Inizia una esilarante fase preparatoria che passa per la badante straniera e non molto perspicace che deve capire come installare l’app che serve alle chiamate multiple, seguita da vari tentativi di connessione con telefono fisso e smartphone per entrare nel meccanismo, in sé semplicissimo ma per Grazia assolutamente marziano, di cliccare sul link e inviare la richiesta di partecipazione. Dopo un paio di prove individuali si passa a una prima prudente conferenza a 5 connessioni (nonna, figlia, genero, due nipoti, tutti in luoghi diversi della Toscana) per poi passare trionfalmente a una con tutta la famiglia affacciata agli schermi, per un totale di 10 device connessi corrispondenti a 21 persone tra gli 11 e i 70 anni.

Grazia ne ha 89 ed è raggiante. Parla, parla, sorride. Impara a mettere lo smartphone orizzontale per farsi vedere meglio, non impara mai a spengere il microfono per evitare i ritorni di voce ma pazienza. In compenso se la connessione salta, buona buona torna su Whatsapp e click, ricompare e continua a parlare e ascoltare mangiandosi con gli occhi tutti i suoi “bimbi” che non può toccare. E poi chiede “quando è che ci rivediamo” (quando lancio le conferenze è sempre la prima ad arrivare, e l’ultima ad andare via).

Non occorre avere 89 anni per farci bloccare dalle credenze sulle quali fondiamo la nostra sicurezza: e per contro neanche a 89 è vero che la nostra storia è scritta una volta per tutte. Come psicoterapeuta, penso con affetto e dispiacere a molti dei miei pazienti, anche in giovane età, prigionieri di convinzioni su sé stessi, sugli altri o sul mondo, convinzioni infondate e limitanti alle quali tendiamo ad attaccarci come salvagente contro l’ansia, spesso con il risultato di aumentarne l’intensità. Perdere alcuni di questi punti fermi ci appare equivalente a perdere l’identità, l’orientamento, i contorni.

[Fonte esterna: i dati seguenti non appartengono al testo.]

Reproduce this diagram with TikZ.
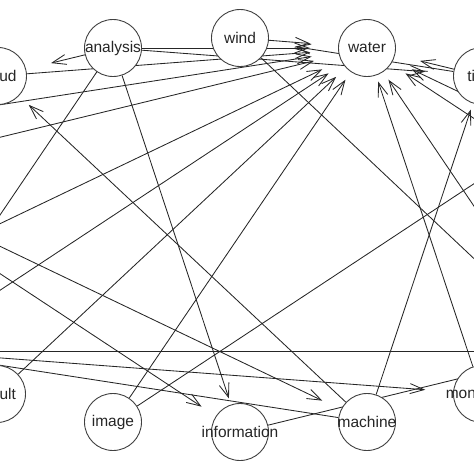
\documentclass[tikz,border=0pt]{standalone}
\usepackage{fontspec}
\setmainfont{Liberation Sans}
\usetikzlibrary{arrows.meta,%
                shapes.geometric,%
                backgrounds}
\newcommand{\Word}[3]{%
  \node[VertexStyle, label={[LabelStyle]center:#3}] (#1) at (#2) {};
  \node[TipZone] (#1-h) at (#2) {};}

\begin{document}
\begin{tikzpicture}[x = 1pt, y = -1pt]
  \tikzstyle{VertexStyle} = [circle, draw = black!75, fill = white,
                             minimum size = 57pt, inner sep = 0pt,
                             line width = 0.9pt]
  \tikzstyle{LabelStyle} = [font = \fontsize{15.5}{18}\selectfont,
                            text = black!85, inner sep = 0pt]
  \tikzstyle{TipZone} = [ellipse, minimum width = 114pt,
                         minimum height = 68pt, inner sep = 0pt]
\tikzset{EdgeStyle/.style={-{Straight Barb[length=14pt, width=10pt]},
                           draw = black!85, line width = 0.85pt}}
\useasboundingbox (0,0) rectangle (474,474);

\Word{wind}{240,38}{wind}
\Word{water}{367,48}{water}
\Word{analysis}{113,48}{analysis}
\Word{time}{482,76}{time}
\Word{cloud}{-2,76}{cloud}
\Word{monitoring}{482,394}{monitoring}
\Word{result}{-3,394}{result}
\Word{machine}{367,422}{machine}
\Word{image}{113,422}{image}
\Word{information}{240,432}{information}

\coordinate (L1) at (-92,119);
\coordinate (L2) at (-151,174);
\coordinate (L4) at (-151,296);
\coordinate (L5) at (-92,351);
\coordinate (R1) at (572,119);
\coordinate (R2) at (631,174);
\coordinate (R3) at (651,235);
\coordinate (R5) at (572,351);

\begin{scope}[on background layer]
\draw[EdgeStyle] (analysis) -- (cloud-h);
\draw[EdgeStyle] (cloud) -- (water-h);
\draw[EdgeStyle] (analysis) -- (water-h);
\draw[EdgeStyle] (wind) -- (water-h);
\draw[EdgeStyle] (time) -- (wind-h);
\draw[EdgeStyle] (time) -- (water-h);
\draw[EdgeStyle] (analysis) -- (time-h);
\draw[EdgeStyle] (analysis) -- (information-h);
\draw[EdgeStyle] (analysis) -- (L5);
\draw[EdgeStyle] (machine) -- (cloud-h);
\draw[EdgeStyle] (machine) -- (time-h);
\draw[EdgeStyle] (machine) -- (L5);
\draw[EdgeStyle] (monitoring) -- (water-h);
\draw[EdgeStyle] (image) -- (water-h);
\draw[EdgeStyle] (image) -- (R1);
\draw[EdgeStyle] (result) -- (water-h);
\draw[EdgeStyle] (information) -- (R5);
\draw[EdgeStyle] (wind) -- (R5);
\draw[EdgeStyle] (L1) -- (water-h);
\draw[EdgeStyle] (L2) -- (water-h);
\draw[EdgeStyle] (L4) -- (water-h);
\draw[EdgeStyle] (L5) -- (water-h);
\draw[EdgeStyle] (R2) -- (water-h);
\draw[EdgeStyle] (R3) -- (water-h);
\draw[EdgeStyle] (R5) -- (water-h);
\draw[EdgeStyle] (L5) -- (R5);
\draw[EdgeStyle] (L5) -- (monitoring-h);
\draw[EdgeStyle] (L2) -- (machine-h);
\draw[EdgeStyle] (L2) -- (information-h);
\end{scope}

\end{tikzpicture}
\end{document}
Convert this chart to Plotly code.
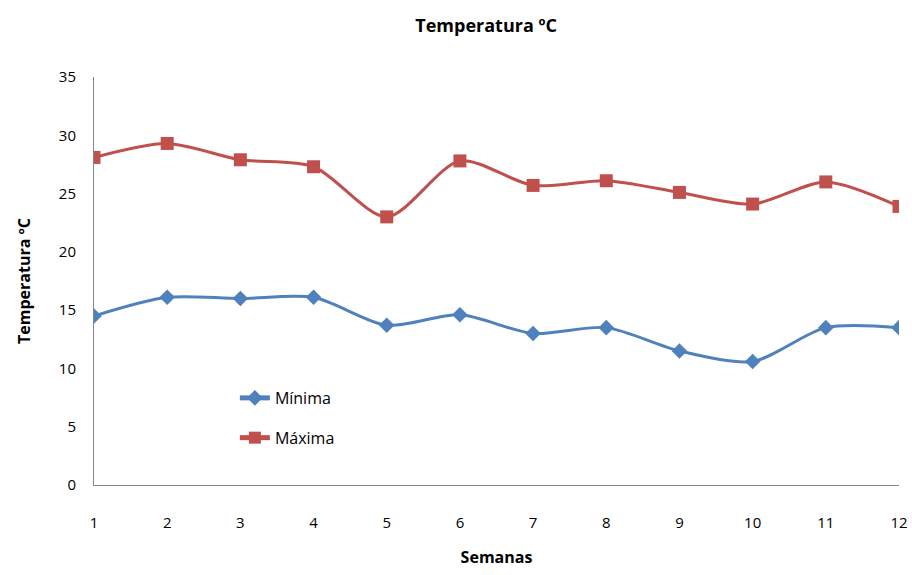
import plotly.graph_objects as go

semanas = [1, 2, 3, 4, 5, 6, 7, 8, 9, 10, 11, 12]
minima = [14.5, 16.1, 16.0, 16.1, 13.7, 14.6, 13.0, 13.5, 11.5, 10.6, 13.5, 13.5]
maxima = [28.1, 29.3, 27.9, 27.3, 23.0, 27.8, 25.7, 26.1, 25.1, 24.1, 26.0, 23.9]

fig = go.Figure()
fig.add_trace(go.Scatter(
    x=semanas, y=minima, name="Mínima", mode="lines+markers", legendgroup="a",
    line=dict(color="#4F81BD", width=3, shape="spline", smoothing=0.8),
    marker=dict(symbol="diamond", size=12, color="#4F81BD"),
))
fig.add_trace(go.Scatter(
    x=semanas, y=maxima, name="Máxima", mode="lines+markers", legendgroup="b",
    line=dict(color="#C0504D", width=3, shape="spline", smoothing=0.8),
    marker=dict(symbol="square", size=13, color="#C0504D"),
))

font_family = "Open Sans, Liberation Sans, sans-serif"
fig.update_layout(
    width=912, height=575,
    paper_bgcolor="white", plot_bgcolor="white",
    margin=dict(l=94, r=13, t=77, b=90),
    font=dict(family=font_family, size=15, color="#000000"),
    title=dict(text="<b>Temperatura ºC</b>", x=0.533, xanchor="center",
               y=0.955, yanchor="middle", font=dict(size=18)),
    showlegend=True,
    legend=dict(x=0.175, y=0.255, xanchor="left", yanchor="top",
                bgcolor="rgba(0,0,0,0)", font=dict(size=16),
                tracegroupgap=16, itemsizing="constant"),
    xaxis=dict(
        range=[1, 12], tickmode="array", tickvals=semanas,
        ticktext=[str(s) for s in semanas], automargin=False,
        showgrid=False, zeroline=False, showline=True,
        linecolor="#868686", linewidth=1, ticks="",
        ticklabelstandoff=24,
        title=dict(text="<b>Semanas</b>", standoff=20, font=dict(size=16)),
    ),
    yaxis=dict(
        range=[0, 35], tickmode="array", tickvals=[0, 5, 10, 15, 20, 25, 30, 35],
        showgrid=False, zeroline=False, showline=True, automargin=False,
        linecolor="#868686", linewidth=1, ticks="",
        ticklabelstandoff=14,
        title=dict(text="<b>Temperatura ºC</b>", standoff=24, font=dict(size=16)),
    ),
)
fig.write_html("out.html")
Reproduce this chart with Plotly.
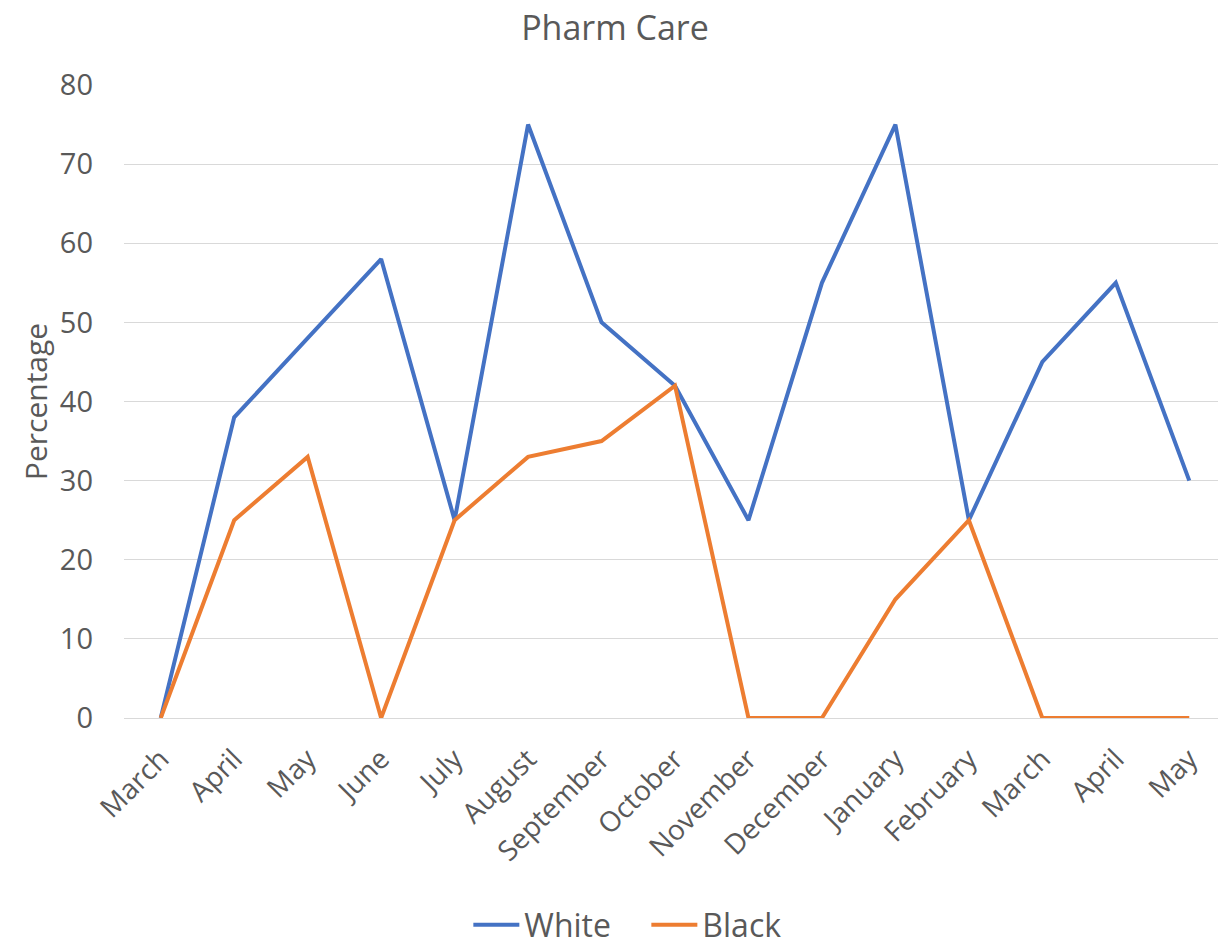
import plotly.graph_objects as go

months = ["March", "April", "May", "June", "July", "August", "September",
          "October", "November", "December", "January", "February",
          "March", "April", "May"]
white = [0, 38, 48, 58, 25, 75, 50, 42, 25, 55, 75, 25, 45, 55, 30]
black = [0, 25, 33, 0, 25, 33, 35, 42, 0, 0, 15, 25, 0, 0, 0]

pos = list(range(len(months)))
grey = "#595959"
font = "'Open Sans', sans-serif"

# page body has an 8px margin, so the figure is a bit smaller than the window
W, H = 1218, 938

fig = go.Figure()
fig.add_trace(go.Scatter(x=pos, y=white, name="White", mode="lines",
                         line=dict(color="#4472C4", width=4)))
fig.add_trace(go.Scatter(x=pos, y=black, name="Black", mode="lines",
                         line=dict(color="#ED7D31", width=4)))

fig.update_layout(
    width=W, height=H,
    margin=dict(l=116, r=0, t=77, b=228, autoexpand=False),
    paper_bgcolor="white", plot_bgcolor="white",
    font=dict(family=font, color=grey, size=28),
    title=dict(text="Pharm Care", x=(615 - 8) / W, xref="container",
               xanchor="center", y=1 - 8 / H, yanchor="top",
               font=dict(size=34, color=grey, family=font)),
    showlegend=True,
    legend=dict(orientation="h", x=0.474, xanchor="center", y=-0.327,
                yanchor="middle", font=dict(size=32, color=grey),
                itemwidth=46, entrywidth=117, tracegroupgap=0),
)
fig.update_xaxes(
    range=[-0.5, len(months) - 0.5], automargin=False,
    tickmode="array", tickvals=pos, ticktext=months,
    tickangle=-45, showgrid=False, zeroline=False,
    showline=False, tickfont=dict(size=28, color=grey),
    ticklabelstandoff=18,
)
fig.update_yaxes(
    range=[0, 80], dtick=10, automargin=False,
    showgrid=True, gridcolor="#D9D9D9", gridwidth=1.3,
    zeroline=True, zerolinecolor="#D9D9D9", zerolinewidth=1.3,
    showline=False, tickfont=dict(size=29, color=grey),
    ticklabelstandoff=30,
    title=dict(text="Percentage", font=dict(size=30, color=grey), standoff=3),
)

fig.write_html("out.html")
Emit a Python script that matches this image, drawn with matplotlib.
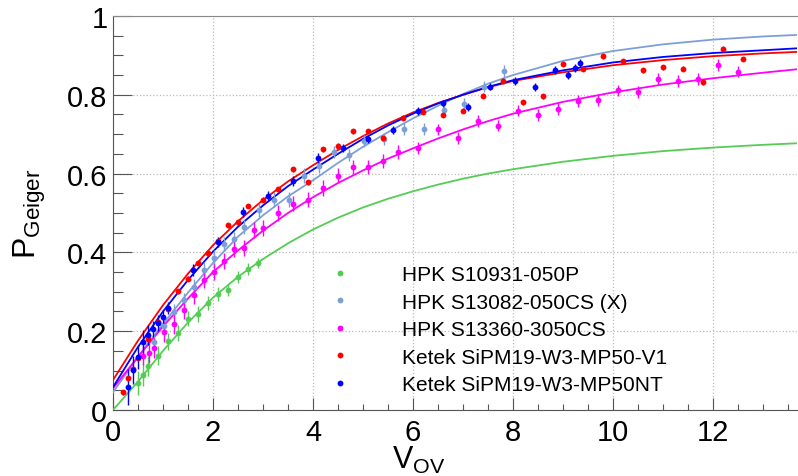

Eppure siamo molto più ricchi, flessibili e capaci di quello che abbiamo imparato a pensare di noi stessi.

Niente di onnipotente, per carità: solo umana resilienza, innata tendenza all’adattamento e all’apprendimento, curiosità e voglia di continuare a vivere. Anche molto, molto avanti negli anni. E basta sorreggere con delicatezza e decisione questa competenza, anche se a volte impolverata e spiegazzata, per vederla riattivarsi e fiorire in tante maniere diverse.